RECORDED DATA:
=-=-=

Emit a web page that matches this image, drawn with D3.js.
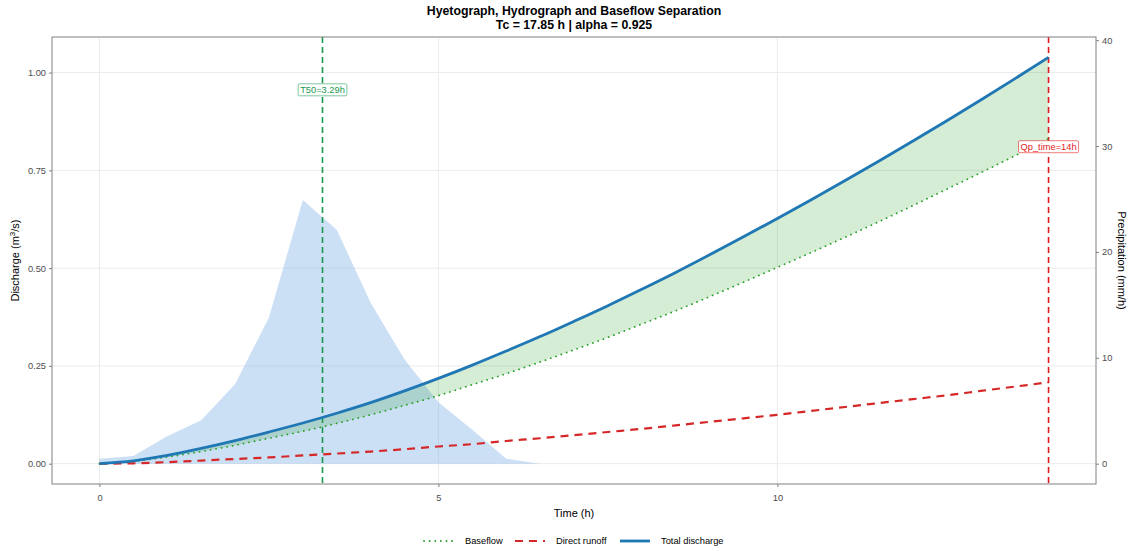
<!DOCTYPE html>
<html>
<head>
<meta charset="utf-8">
<script src="https://cdn.jsdelivr.net/npm/d3@7"></script>
<style>
  html, body { margin: 0; padding: 0; background: #fff; }
  svg { display: block; font-family: "Liberation Sans", Arial, sans-serif; }
</style>
</head>
<body>
<svg id="chart" width="1128" height="551"></svg>
<script>
// Time steps (h) for the hydrograph
const timeH = [0, 0.5, 1, 1.5, 2, 2.5, 3, 3.5, 4, 4.5, 5, 5.5, 6, 6.5, 7,
               7.5, 8, 8.5, 9, 9.5, 10, 10.5, 11, 11.5, 12, 12.5, 13, 13.5, 14];
// Total discharge (m3/s)
const totalQ = [0, 0.007, 0.021, 0.039, 0.059, 0.081, 0.104, 0.129, 0.156, 0.186,
                0.218, 0.252, 0.288, 0.325, 0.364, 0.404, 0.446, 0.489, 0.534, 0.580,
                0.627, 0.675, 0.724, 0.774, 0.825, 0.877, 0.930, 0.984, 1.039];
// Baseflow (m3/s)
const baseflowQ = [0, 0.006, 0.017, 0.031, 0.047, 0.065, 0.083, 0.103, 0.125, 0.149,
                   0.174, 0.202, 0.230, 0.260, 0.291, 0.323, 0.357, 0.391, 0.427, 0.464,
                   0.502, 0.540, 0.579, 0.619, 0.660, 0.702, 0.744, 0.787, 0.831];
// Direct runoff (m3/s)
const directQ = [0, 0.001, 0.004, 0.008, 0.012, 0.016, 0.021, 0.026, 0.031, 0.037,
                 0.044, 0.050, 0.058, 0.065, 0.073, 0.081, 0.089, 0.098, 0.107, 0.116,
                 0.125, 0.135, 0.145, 0.155, 0.165, 0.175, 0.186, 0.197, 0.208];
// Hyetograph (mm/h)
const rainTime = [0, 0.5, 1, 1.5, 2, 2.5, 3, 3.5, 4, 4.5, 5, 5.5, 6, 6.5];
const rainMMh  = [0.47, 0.72, 2.6, 4.1, 7.5, 13.8, 24.9, 22.1, 15.2, 9.85, 5.8, 3.2, 0.47, 0.0];

// Marker times
const t50 = 3.29;
const qpTime = 14;

// Tick labels
const xTicks = [0, 5, 10];
const yTicks = [0, 0.25, 0.5, 0.75, 1.0];
const y2Ticks = [0, 10, 20, 30, 40];

const legendItems = ["Baseflow", "Direct runoff", "Total discharge"];

// Conversion from precipitation (mm/h) to the discharge axis
const rainToQ = 0.02707;

const svg = d3.select("#chart");
const panel = { left: 52, right: 1096, top: 37, bottom: 484 };

const qMax = d3.max(totalQ);
const x = d3.scaleLinear().domain([-0.7, 14.7]).range([panel.left, panel.right]);
const y = d3.scaleLinear().domain([-0.05 * qMax, qMax * 1.05]).range([panel.bottom, panel.top]);
const y2 = d3.scaleLinear().domain(y.domain().map(v => v / rainToQ)).range([panel.bottom, panel.top]);

const grid = "#ebebeb";
const tickCol = "#4d4d4d";
const blue = "#1f77b4", red = "#d62728", green = "#2ca02c";
const vGreen = "#1a9850", vRed = "#e31a1c";

// Grid lines
const g = svg.append("g");
g.selectAll("line.gx").data(xTicks).join("line")
  .attr("x1", d => x(d)).attr("x2", d => x(d))
  .attr("y1", panel.top).attr("y2", panel.bottom)
  .attr("stroke", grid).attr("stroke-width", 1);
g.selectAll("line.gy").data(yTicks).join("line")
  .attr("x1", panel.left).attr("x2", panel.right)
  .attr("y1", d => y(d)).attr("y2", d => y(d))
  .attr("stroke", grid).attr("stroke-width", 1);

// Hyetograph
const rain = rainTime.map((t, i) => ({ t, p: rainMMh[i] }));
svg.append("path").datum(rain)
  .attr("d", d3.area().x(d => x(d.t)).y0(y2(0)).y1(d => y2(d.p)))
  .attr("fill", "#7eb0e6").attr("fill-opacity", 0.4);

const flow = timeH.map((t, i) => ({ t, total: totalQ[i], base: baseflowQ[i], direct: directQ[i] }));

// Direct runoff band between baseflow and total discharge
svg.append("path").datum(flow)
  .attr("d", d3.area().x(d => x(d.t)).y0(d => y(d.base)).y1(d => y(d.total)).curve(d3.curveMonotoneX))
  .attr("fill", green).attr("fill-opacity", 0.2);

// Marker lines
svg.append("line")
  .attr("x1", x(t50)).attr("x2", x(t50)).attr("y1", panel.top).attr("y2", panel.bottom)
  .attr("stroke", vGreen).attr("stroke-width", 1.6).attr("stroke-dasharray", "6,4");
svg.append("line")
  .attr("x1", x(qpTime)).attr("x2", x(qpTime)).attr("y1", panel.top).attr("y2", panel.bottom)
  .attr("stroke", vRed).attr("stroke-width", 1.6).attr("stroke-dasharray", "6,4");

// Series lines
const line = key => d3.line().x(d => x(d.t)).y(d => y(d[key])).curve(d3.curveMonotoneX);
svg.append("path").datum(flow).attr("d", line("base"))
  .attr("fill", "none").attr("stroke", green).attr("stroke-width", 1.8)
  .attr("stroke-linecap", "round").attr("stroke-dasharray", "0.1,5.5");
svg.append("path").datum(flow).attr("d", line("direct"))
  .attr("fill", "none").attr("stroke", red).attr("stroke-width", 2.2)
  .attr("stroke-dasharray", "8,6");
svg.append("path").datum(flow).attr("d", line("total"))
  .attr("fill", "none").attr("stroke", blue).attr("stroke-width", 2.8);

// Marker labels
function markerLabel(cx, cy, text, col) {
  const lg = svg.append("g");
  const t = lg.append("text").attr("x", cx).attr("y", cy)
    .attr("text-anchor", "middle").attr("dominant-baseline", "central")
    .attr("font-size", 9.3).attr("fill", col).text(text);
  const bb = t.node().getBBox();
  lg.insert("rect", "text")
    .attr("x", bb.x - 2).attr("y", cy - 6).attr("width", bb.width + 4).attr("height", 12)
    .attr("rx", 1.5).attr("fill", "#fff").attr("stroke", col).attr("stroke-opacity", 0.7)
    .attr("stroke-width", 0.8);
}
markerLabel(x(t50), y(qMax * 0.92), "T50=" + t50 + "h", vGreen);
markerLabel(x(qpTime), y(qMax * 0.78), "Qp_time=" + qpTime + "h", vRed);

// Panel border
svg.append("rect")
  .attr("x", panel.left).attr("y", panel.top)
  .attr("width", panel.right - panel.left).attr("height", panel.bottom - panel.top)
  .attr("fill", "none").attr("stroke", "#808080").attr("stroke-width", 1);

// Axes
const axisStyle = sel => {
  sel.select(".domain").remove();
  sel.selectAll(".tick line").attr("stroke", "#808080");
  sel.selectAll(".tick text").attr("fill", tickCol).attr("font-size", 9.3)
     .attr("font-family", "Liberation Sans, Arial, sans-serif");
};
svg.append("g").attr("transform", `translate(0,${panel.bottom})`)
  .call(d3.axisBottom(x).tickValues(xTicks).tickFormat(d3.format("d")).tickSize(3).tickPadding(7))
  .call(axisStyle);
svg.append("g").attr("transform", `translate(${panel.left},0)`)
  .call(d3.axisLeft(y).tickValues(yTicks).tickFormat(d3.format(".2f")).tickSize(3).tickPadding(3))
  .call(axisStyle);
svg.append("g").attr("transform", `translate(${panel.right},0)`)
  .call(d3.axisRight(y2).tickValues(y2Ticks).tickFormat(d3.format("d")).tickSize(3).tickPadding(3))
  .call(axisStyle);

// Axis titles
const midY = (panel.top + panel.bottom) / 2;
const midX = (panel.left + panel.right) / 2;
svg.append("text").attr("x", midX).attr("y", 517).attr("text-anchor", "middle")
  .attr("font-size", 11).attr("fill", "#000").text("Time (h)");
const yl = svg.append("text").attr("transform", `translate(19,${midY}) rotate(-90)`)
  .attr("text-anchor", "middle").attr("font-size", 11).attr("fill", "#000");
yl.append("tspan").text("Discharge (m");
yl.append("tspan").attr("dy", -4).attr("font-size", 8).text("3");
yl.append("tspan").attr("dy", 4).text("/s)");
svg.append("text").attr("transform", `translate(1118,${midY}) rotate(90)`)
  .attr("text-anchor", "middle").attr("font-size", 11).attr("fill", "#000")
  .text("Precipitation (mm/h)");

// Title
svg.append("text").attr("x", midX).attr("y", 15).attr("text-anchor", "middle")
  .attr("font-size", 12.3).attr("font-weight", "bold").attr("fill", "#000")
  .text("Hyetograph, Hydrograph and Baseflow Separation");
svg.append("text").attr("x", midX).attr("y", 29).attr("text-anchor", "middle")
  .attr("font-size", 12.3).attr("font-weight", "bold").attr("fill", "#000")
  .text("Tc = 17.85 h | alpha = 0.925");

// Legend
const legendStyles = [
  { col: green, w: 1.8, dash: "0.1,5.5", cap: "round" },
  { col: red, w: 2.2, dash: "8,6", cap: "butt" },
  { col: blue, w: 2.8, dash: null, cap: "butt" }
];
const legendX = [424, 515, 620];
const ly = 541;
legendItems.forEach((name, i) => {
  const s = legendStyles[i];
  svg.append("line").attr("x1", legendX[i]).attr("x2", legendX[i] + 30)
    .attr("y1", ly).attr("y2", ly)
    .attr("stroke", s.col).attr("stroke-width", s.w)
    .attr("stroke-linecap", s.cap).attr("stroke-dasharray", s.dash);
  svg.append("text").attr("x", legendX[i] + 41).attr("y", ly)
    .attr("dominant-baseline", "central").attr("font-size", 9.3).attr("fill", "#000")
    .text(name);
});
</script>
</body>
</html>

=-=-=

GOAL:
Leave out the pictures and repeat exactly the lines from the start of the material through the line that contains "const rainToQ = 0.02707;", both included.

WORKED ANSWER:
Emit a web page that matches this image, drawn with D3.js.
<!DOCTYPE html>
<html>
<head>
<meta charset="utf-8">
<script src="https://cdn.jsdelivr.net/npm/d3@7"></script>
<style>
  html, body { margin: 0; padding: 0; background: #fff; }
  svg { display: block; font-family: "Liberation Sans", Arial, sans-serif; }
</style>
</head>
<body>
<svg id="chart" width="1128" height="551"></svg>
<script>
// Time steps (h) for the hydrograph
const timeH = [0, 0.5, 1, 1.5, 2, 2.5, 3, 3.5, 4, 4.5, 5, 5.5, 6, 6.5, 7,
               7.5, 8, 8.5, 9, 9.5, 10, 10.5, 11, 11.5, 12, 12.5, 13, 13.5, 14];
// Total discharge (m3/s)
const totalQ = [0, 0.007, 0.021, 0.039, 0.059, 0.081, 0.104, 0.129, 0.156, 0.186,
                0.218, 0.252, 0.288, 0.325, 0.364, 0.404, 0.446, 0.489, 0.534, 0.580,
                0.627, 0.675, 0.724, 0.774, 0.825, 0.877, 0.930, 0.984, 1.039];
// Baseflow (m3/s)
const baseflowQ = [0, 0.006, 0.017, 0.031, 0.047, 0.065, 0.083, 0.103, 0.125, 0.149,
                   0.174, 0.202, 0.230, 0.260, 0.291, 0.323, 0.357, 0.391, 0.427, 0.464,
                   0.502, 0.540, 0.579, 0.619, 0.660, 0.702, 0.744, 0.787, 0.831];
// Direct runoff (m3/s)
const directQ = [0, 0.001, 0.004, 0.008, 0.012, 0.016, 0.021, 0.026, 0.031, 0.037,
                 0.044, 0.050, 0.058, 0.065, 0.073, 0.081, 0.089, 0.098, 0.107, 0.116,
                 0.125, 0.135, 0.145, 0.155, 0.165, 0.175, 0.186, 0.197, 0.208];
// Hyetograph (mm/h)
const rainTime = [0, 0.5, 1, 1.5, 2, 2.5, 3, 3.5, 4, 4.5, 5, 5.5, 6, 6.5];
const rainMMh  = [0.47, 0.72, 2.6, 4.1, 7.5, 13.8, 24.9, 22.1, 15.2, 9.85, 5.8, 3.2, 0.47, 0.0];

// Marker times
const t50 = 3.29;
const qpTime = 14;

// Tick labels
const xTicks = [0, 5, 10];
const yTicks = [0, 0.25, 0.5, 0.75, 1.0];
const y2Ticks = [0, 10, 20, 30, 40];

const legendItems = ["Baseflow", "Direct runoff", "Total discharge"];

// Conversion from precipitation (mm/h) to the discharge axis
const rainToQ = 0.02707;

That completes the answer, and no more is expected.